Camille Desmoulins was de oprichter. Tot de overige leiders of leden behoorden Jean-Paul Marat, Georges Danton, Guillaume Brune, Jacques Pierre Brissot, Pierre Choderlos de Laclos, Jacques-René Hébert en François Robert. De cordeliers speelden een belangrijke rol in de verspreiding van de cultus van de Rede.

De club werd op 27 april 1790 opgericht, nadat de zestig Parijse districten waren opgegaan in 48 secties. Anders dan de jakobijnenclubs, die alleen open stonden voor actieve burgers, waren bij de cordeliers alle mannen welkom. Ze konden daardoor de politieke gebeurtenissen op de voet volgen en in zekere zin sturen.[1] De prijs van het lidmaatschap was laag, zodat de werkende stand zich als lid kon aanmelden.

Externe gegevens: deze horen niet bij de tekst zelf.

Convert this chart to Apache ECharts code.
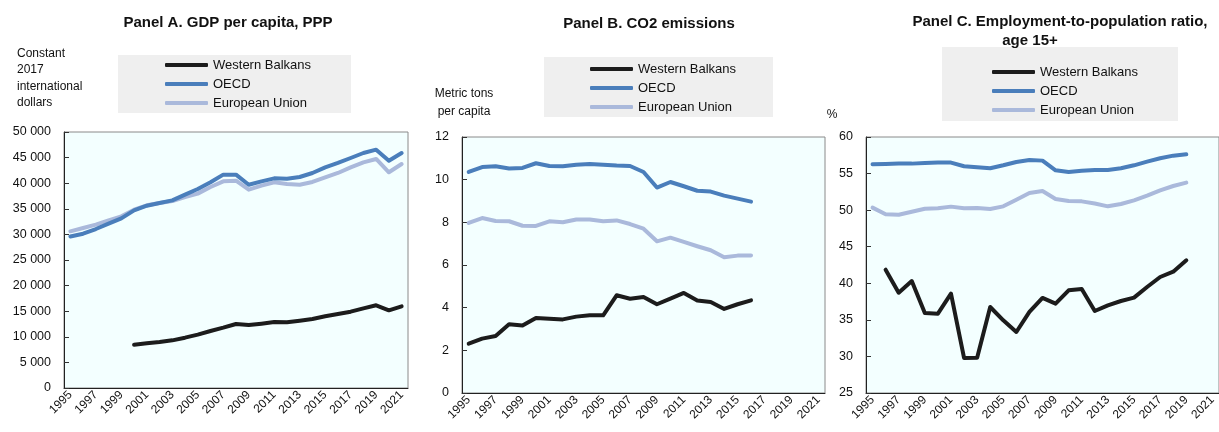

Er waren veel buitenlanders actief lid. De leden vergaderden in een middeleeuws klooster dat in 1790 was gesloten. De gebouwen, toebehorend aan de franciscanen (cordeliers), lagen in het 6e arrondissement, ook bekend als het Quartier Latin.[2]

De Club der Cordeliers hield een waakzaam oog op de aristocraten, volgde kritisch diverse regeringsinstanties, voerde acties door middel van enquêtes, intekenlijsten, petities, demonstraties en indien nodig oproeren.[3] De cordeliers vergrootten hun invloed na de oprichting van de Feuillants in juli 1791 en spraken zich al eerder uit voor een republiek. Op 17 juli verzamelden de cordeliers zich op het Champ-de-Mars. Er vielen vijftig doden toen de Nationale Garde ingreep. De Club der Cordeliers werd gesloten.

Ze speelden een belangrijke rol bij de afschaffing van de monarchie in de zomer van 1792. Na de Bestorming van de Tuilerieën viel de club uiteen: de Indulgents (de toegeeflijken) of dantonisten en de meer radicale hébertisten. Deze laatsten waren voor een versterkt schrikbewind, uitbreiding van het systeem van maximumprijzen en voor uiterste oorlogsinspanning.[4] Ze eisten de arrestatie van Camille Desmoulins. In maart 1794 kwam het tot een crisis. Een nieuwe opstand zou nodig zijn. Er is getracht de jacobijnen en de cordeliers te verzoenen. Half maart greep het Comité de salut public in. Op 24 maart is een groot aantal cordeliers naar het schavot gevoerd, waaronder de bankier Johannes Conradus de Kock.[5] Eind maart volgde de arrestatie van Danton, Desmoulins, en Charles Delacroix. Op 5 en 13 april werd nogmaals een groep cordeliers geëxecuteerd.